## [Records to process]
* BEGIN *
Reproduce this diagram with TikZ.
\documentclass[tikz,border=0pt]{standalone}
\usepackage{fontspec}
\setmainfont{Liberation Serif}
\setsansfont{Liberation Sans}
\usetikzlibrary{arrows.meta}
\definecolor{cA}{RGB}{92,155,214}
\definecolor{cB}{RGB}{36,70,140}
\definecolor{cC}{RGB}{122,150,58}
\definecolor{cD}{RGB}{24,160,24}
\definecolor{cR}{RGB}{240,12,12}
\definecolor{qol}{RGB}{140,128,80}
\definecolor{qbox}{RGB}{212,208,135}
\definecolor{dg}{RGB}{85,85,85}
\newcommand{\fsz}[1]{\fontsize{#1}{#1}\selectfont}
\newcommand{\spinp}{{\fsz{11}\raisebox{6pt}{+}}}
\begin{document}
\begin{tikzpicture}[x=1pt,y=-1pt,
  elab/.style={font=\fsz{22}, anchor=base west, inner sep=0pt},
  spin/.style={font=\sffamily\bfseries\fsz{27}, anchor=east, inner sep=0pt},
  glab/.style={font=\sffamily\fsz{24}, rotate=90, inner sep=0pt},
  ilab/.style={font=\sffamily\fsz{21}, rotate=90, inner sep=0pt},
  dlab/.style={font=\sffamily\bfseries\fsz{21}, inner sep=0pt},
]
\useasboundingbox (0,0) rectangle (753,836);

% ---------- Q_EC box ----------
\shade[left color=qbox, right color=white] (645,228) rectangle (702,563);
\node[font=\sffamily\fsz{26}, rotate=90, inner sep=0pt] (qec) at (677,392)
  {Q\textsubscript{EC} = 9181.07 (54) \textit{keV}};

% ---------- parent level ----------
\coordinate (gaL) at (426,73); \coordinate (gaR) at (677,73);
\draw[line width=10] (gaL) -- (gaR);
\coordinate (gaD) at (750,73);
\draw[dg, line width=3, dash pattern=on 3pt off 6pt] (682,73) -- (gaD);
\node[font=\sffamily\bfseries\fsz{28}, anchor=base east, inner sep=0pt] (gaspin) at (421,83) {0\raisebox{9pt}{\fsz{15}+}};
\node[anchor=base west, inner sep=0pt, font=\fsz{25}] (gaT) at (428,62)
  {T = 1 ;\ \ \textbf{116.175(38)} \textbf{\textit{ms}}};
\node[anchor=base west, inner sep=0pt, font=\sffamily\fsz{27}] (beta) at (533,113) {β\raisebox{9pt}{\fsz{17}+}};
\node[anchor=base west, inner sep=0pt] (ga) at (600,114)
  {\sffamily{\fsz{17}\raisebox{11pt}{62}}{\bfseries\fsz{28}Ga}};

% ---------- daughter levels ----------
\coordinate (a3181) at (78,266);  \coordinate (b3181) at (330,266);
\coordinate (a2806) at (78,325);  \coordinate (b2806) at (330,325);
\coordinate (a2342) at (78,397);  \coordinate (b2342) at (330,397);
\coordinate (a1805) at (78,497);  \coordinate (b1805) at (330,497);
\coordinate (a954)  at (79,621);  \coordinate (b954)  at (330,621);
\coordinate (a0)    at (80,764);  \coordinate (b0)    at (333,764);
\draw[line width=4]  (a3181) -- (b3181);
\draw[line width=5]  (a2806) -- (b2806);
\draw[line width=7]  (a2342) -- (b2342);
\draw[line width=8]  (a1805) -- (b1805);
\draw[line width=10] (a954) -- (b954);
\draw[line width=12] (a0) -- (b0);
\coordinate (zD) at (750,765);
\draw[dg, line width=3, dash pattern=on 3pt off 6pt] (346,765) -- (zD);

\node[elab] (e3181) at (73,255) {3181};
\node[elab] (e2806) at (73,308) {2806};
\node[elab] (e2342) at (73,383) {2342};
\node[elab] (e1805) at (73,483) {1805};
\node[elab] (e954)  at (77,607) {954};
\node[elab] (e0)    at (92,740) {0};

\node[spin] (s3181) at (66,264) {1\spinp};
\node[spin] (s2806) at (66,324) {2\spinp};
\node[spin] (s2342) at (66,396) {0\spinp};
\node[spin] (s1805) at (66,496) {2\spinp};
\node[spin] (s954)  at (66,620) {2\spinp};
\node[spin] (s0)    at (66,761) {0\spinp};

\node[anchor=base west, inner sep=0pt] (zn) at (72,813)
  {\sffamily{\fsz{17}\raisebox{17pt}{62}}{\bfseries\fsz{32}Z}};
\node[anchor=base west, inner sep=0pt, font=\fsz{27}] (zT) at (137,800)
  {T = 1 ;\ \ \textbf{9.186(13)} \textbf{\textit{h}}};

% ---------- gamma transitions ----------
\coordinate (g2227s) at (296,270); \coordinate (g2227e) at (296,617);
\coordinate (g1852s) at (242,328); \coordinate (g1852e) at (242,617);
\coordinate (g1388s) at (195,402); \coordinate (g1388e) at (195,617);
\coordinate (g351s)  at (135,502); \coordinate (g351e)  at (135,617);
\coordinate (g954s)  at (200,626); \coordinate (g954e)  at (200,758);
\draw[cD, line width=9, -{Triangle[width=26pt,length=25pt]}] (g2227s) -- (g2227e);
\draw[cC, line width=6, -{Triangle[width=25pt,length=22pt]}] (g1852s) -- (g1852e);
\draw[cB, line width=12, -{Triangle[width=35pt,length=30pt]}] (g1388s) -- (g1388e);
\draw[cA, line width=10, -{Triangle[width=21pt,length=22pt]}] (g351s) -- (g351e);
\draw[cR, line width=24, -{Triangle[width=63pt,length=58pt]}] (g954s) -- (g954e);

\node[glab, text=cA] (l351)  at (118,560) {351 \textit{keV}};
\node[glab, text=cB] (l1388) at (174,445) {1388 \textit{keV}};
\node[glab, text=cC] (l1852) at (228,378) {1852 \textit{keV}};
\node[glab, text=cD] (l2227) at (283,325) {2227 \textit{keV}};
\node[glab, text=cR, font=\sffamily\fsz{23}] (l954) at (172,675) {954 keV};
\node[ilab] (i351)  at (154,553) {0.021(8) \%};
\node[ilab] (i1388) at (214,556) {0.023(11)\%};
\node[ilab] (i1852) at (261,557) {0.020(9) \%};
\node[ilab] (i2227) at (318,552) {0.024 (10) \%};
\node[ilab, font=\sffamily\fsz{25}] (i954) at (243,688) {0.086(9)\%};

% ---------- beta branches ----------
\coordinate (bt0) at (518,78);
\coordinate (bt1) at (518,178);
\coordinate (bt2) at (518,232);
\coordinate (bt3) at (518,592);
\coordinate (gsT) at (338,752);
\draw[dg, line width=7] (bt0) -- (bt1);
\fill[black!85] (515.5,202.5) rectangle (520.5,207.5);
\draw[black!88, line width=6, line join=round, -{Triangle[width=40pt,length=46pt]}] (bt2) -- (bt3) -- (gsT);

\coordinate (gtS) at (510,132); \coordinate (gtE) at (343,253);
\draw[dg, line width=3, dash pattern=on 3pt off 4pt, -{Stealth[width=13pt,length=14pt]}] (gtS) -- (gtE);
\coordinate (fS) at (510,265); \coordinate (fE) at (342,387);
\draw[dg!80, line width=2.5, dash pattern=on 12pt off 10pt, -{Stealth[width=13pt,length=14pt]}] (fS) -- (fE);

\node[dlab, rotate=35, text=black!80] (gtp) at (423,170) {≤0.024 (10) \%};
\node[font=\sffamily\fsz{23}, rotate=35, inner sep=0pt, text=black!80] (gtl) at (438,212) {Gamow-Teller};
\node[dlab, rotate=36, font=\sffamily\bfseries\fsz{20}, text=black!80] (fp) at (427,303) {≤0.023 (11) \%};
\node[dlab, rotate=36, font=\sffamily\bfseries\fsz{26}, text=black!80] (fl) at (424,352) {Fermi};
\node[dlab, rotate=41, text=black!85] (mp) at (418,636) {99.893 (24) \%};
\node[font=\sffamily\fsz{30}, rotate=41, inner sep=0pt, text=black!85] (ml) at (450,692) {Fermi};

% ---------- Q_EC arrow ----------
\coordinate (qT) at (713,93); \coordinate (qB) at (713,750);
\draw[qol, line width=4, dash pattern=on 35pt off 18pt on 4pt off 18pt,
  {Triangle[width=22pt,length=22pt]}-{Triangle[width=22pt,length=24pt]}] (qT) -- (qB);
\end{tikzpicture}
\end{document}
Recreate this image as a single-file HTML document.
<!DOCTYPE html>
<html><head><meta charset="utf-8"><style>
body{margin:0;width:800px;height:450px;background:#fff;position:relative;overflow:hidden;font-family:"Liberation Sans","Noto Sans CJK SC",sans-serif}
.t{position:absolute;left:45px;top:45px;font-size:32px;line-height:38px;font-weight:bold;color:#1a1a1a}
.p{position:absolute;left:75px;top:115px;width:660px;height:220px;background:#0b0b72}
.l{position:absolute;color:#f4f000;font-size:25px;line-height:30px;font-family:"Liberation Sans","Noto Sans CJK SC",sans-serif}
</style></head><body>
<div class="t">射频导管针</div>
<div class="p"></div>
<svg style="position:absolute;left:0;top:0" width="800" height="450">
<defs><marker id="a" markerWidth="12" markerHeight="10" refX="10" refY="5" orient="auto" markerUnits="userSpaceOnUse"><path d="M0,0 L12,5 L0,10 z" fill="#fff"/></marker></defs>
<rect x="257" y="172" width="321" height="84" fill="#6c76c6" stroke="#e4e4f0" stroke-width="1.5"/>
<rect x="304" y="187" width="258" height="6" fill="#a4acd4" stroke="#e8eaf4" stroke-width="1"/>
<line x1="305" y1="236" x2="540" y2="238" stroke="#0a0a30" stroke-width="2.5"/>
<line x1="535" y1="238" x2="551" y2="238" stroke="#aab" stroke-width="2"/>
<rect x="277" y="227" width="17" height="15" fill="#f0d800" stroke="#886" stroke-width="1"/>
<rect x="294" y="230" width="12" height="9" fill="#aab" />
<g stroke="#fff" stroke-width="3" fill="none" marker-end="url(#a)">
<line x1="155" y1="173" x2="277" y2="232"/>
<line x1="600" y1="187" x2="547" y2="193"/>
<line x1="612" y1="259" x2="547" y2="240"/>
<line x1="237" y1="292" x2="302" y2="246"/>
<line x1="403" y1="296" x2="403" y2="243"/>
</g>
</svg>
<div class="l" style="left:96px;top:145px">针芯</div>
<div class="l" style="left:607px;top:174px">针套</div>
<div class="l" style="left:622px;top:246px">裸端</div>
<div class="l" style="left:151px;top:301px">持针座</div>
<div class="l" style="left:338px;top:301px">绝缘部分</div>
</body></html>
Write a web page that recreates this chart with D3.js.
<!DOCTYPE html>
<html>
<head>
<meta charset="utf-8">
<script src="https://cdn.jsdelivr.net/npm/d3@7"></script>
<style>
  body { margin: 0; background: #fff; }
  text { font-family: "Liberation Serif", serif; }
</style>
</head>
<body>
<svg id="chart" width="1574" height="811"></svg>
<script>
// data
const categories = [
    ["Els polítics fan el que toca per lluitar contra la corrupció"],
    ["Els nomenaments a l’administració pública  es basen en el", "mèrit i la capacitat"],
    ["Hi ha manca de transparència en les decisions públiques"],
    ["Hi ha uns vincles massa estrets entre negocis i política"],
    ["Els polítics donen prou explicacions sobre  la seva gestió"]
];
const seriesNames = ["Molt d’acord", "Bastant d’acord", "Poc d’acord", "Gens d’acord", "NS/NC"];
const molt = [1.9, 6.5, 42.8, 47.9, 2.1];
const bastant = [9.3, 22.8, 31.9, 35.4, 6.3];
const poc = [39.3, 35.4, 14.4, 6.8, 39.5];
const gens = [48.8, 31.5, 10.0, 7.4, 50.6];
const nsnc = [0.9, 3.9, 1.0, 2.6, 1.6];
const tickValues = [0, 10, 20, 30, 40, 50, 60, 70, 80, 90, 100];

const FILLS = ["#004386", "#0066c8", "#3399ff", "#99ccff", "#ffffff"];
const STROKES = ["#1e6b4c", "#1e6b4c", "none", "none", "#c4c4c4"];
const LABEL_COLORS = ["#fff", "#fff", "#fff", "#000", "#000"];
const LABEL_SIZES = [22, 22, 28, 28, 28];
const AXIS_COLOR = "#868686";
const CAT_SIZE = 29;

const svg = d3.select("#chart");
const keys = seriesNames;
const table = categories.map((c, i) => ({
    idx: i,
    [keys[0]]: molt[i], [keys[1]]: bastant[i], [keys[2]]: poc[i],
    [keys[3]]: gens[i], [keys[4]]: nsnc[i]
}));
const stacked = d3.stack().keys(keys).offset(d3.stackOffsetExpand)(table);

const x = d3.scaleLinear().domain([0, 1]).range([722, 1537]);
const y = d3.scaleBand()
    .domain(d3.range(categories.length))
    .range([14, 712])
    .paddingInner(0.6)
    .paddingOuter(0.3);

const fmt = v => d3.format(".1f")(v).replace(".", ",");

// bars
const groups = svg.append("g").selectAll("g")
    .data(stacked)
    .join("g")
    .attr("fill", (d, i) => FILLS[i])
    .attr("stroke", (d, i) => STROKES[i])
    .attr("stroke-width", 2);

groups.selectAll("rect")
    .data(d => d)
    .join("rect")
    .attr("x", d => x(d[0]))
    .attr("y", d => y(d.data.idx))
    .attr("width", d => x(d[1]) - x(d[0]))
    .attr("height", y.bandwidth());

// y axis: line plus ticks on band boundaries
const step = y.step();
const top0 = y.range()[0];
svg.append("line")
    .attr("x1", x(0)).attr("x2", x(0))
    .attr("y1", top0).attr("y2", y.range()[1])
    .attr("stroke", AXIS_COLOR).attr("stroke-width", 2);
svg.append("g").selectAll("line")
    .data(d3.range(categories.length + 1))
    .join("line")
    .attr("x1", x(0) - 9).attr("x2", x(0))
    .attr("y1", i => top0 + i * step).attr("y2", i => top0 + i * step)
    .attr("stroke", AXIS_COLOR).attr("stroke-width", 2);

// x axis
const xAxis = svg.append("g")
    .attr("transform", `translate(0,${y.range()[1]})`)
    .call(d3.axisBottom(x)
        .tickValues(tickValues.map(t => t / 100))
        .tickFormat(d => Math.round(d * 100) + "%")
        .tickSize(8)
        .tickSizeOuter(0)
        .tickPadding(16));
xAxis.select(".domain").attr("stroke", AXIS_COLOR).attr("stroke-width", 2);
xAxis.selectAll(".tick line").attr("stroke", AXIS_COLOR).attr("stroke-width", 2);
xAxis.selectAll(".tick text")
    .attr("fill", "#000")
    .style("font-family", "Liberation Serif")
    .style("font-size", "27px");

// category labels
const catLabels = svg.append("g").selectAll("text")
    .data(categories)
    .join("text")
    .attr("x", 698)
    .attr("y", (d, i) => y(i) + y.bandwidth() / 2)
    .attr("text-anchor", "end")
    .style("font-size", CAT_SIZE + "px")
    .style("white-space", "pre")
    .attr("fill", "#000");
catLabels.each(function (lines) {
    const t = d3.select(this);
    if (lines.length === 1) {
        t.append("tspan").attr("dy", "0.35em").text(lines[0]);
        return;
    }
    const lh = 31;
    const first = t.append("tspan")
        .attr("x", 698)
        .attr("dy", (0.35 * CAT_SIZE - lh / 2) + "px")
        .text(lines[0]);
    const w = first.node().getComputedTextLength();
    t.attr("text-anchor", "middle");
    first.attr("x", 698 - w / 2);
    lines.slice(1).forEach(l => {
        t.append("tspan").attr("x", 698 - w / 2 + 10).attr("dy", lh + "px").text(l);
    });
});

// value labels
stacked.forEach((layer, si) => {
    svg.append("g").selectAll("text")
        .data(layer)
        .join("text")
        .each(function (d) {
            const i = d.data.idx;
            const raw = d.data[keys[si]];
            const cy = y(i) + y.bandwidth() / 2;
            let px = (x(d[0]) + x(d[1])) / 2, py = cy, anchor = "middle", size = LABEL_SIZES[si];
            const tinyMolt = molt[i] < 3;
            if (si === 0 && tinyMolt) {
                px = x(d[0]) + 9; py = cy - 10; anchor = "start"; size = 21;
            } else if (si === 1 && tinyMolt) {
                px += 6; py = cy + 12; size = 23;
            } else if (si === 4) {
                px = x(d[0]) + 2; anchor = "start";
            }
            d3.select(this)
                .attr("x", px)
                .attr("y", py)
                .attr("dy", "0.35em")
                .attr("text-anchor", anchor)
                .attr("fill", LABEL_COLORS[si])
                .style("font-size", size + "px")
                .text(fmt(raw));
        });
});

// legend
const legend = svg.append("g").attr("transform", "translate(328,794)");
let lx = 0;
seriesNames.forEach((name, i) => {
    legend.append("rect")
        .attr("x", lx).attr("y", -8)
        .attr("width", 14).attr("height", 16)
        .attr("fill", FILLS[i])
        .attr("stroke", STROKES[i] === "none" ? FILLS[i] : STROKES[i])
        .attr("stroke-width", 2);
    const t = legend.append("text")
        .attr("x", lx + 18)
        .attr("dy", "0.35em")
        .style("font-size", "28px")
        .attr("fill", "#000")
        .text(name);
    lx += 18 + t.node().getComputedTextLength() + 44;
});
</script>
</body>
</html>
* END *
## [The exercise]
Return each line that includes "this".

## [Written reply]
Reproduce this diagram with TikZ.
Recreate this image as a single-file HTML document.
Write a web page that recreates this chart with D3.js.
    const t = d3.select(this);
            d3.select(this)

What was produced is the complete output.